[start]

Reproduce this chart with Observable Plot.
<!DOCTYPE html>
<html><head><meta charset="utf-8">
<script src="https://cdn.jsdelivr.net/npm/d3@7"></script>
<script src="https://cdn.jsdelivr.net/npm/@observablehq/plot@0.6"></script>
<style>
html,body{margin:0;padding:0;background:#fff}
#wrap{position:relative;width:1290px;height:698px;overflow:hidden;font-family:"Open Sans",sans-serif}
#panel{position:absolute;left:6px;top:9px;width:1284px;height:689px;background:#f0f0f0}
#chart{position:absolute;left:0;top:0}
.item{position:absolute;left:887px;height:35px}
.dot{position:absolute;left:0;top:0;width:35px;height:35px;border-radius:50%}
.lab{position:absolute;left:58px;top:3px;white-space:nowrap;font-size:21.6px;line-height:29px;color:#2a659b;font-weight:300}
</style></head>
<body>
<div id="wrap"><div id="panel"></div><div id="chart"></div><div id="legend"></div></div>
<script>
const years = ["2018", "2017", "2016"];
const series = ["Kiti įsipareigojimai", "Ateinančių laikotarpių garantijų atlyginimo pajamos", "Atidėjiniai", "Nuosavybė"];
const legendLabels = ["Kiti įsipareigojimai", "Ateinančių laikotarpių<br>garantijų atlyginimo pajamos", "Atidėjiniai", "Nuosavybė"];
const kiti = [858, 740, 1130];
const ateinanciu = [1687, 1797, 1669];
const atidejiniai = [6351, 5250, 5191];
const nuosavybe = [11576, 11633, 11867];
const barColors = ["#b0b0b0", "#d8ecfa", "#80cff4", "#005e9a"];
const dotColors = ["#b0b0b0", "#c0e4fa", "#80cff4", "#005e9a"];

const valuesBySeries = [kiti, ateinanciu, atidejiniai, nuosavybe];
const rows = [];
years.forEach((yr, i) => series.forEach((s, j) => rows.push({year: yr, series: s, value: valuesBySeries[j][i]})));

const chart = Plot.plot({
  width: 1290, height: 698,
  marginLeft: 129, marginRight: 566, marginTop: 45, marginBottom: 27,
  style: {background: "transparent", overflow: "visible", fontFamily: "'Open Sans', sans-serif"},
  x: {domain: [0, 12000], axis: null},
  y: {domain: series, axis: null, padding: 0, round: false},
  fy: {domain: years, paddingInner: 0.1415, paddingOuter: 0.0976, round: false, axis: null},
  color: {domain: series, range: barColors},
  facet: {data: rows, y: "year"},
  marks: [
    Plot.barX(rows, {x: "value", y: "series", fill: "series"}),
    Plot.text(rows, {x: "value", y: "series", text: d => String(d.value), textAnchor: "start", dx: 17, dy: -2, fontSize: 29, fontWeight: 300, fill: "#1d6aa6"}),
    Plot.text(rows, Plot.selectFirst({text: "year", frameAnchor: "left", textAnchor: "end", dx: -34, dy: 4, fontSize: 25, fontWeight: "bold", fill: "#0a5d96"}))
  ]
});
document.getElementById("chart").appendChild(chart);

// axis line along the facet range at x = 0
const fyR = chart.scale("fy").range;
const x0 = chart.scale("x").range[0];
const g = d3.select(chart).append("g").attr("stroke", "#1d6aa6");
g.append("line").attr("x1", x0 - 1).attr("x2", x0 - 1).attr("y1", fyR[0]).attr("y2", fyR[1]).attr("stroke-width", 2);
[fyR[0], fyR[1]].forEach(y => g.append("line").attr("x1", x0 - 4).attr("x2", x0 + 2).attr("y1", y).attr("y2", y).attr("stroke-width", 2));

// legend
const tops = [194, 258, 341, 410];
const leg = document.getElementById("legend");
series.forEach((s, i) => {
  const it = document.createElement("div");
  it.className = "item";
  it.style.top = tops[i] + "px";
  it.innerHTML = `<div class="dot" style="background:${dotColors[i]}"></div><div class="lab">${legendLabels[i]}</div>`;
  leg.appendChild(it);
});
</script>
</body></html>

[end]
[start]

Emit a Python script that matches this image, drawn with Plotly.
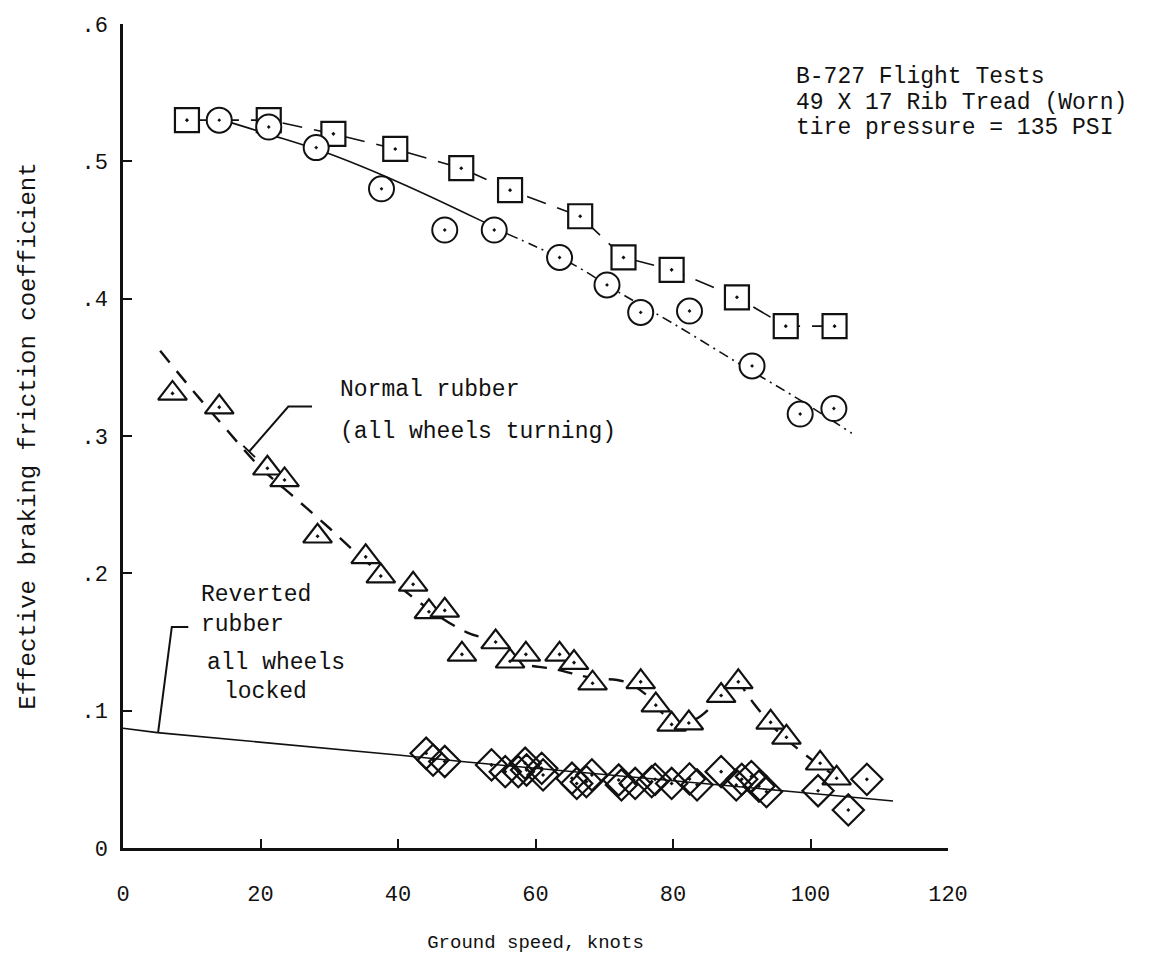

[end]

• **REQUIREMENTS**:
Using the listing above, show every line that includes the string "chart".

• **TASK OUTPUT**:
Reproduce this chart with Observable Plot.
#chart{position:absolute;left:0;top:0}
<div id="wrap"><div id="panel"></div><div id="chart"></div><div id="legend"></div></div>
const chart = Plot.plot({
document.getElementById("chart").appendChild(chart);
const fyR = chart.scale("fy").range;
const x0 = chart.scale("x").range[0];
const g = d3.select(chart).append("g").attr("stroke", "#1d6aa6");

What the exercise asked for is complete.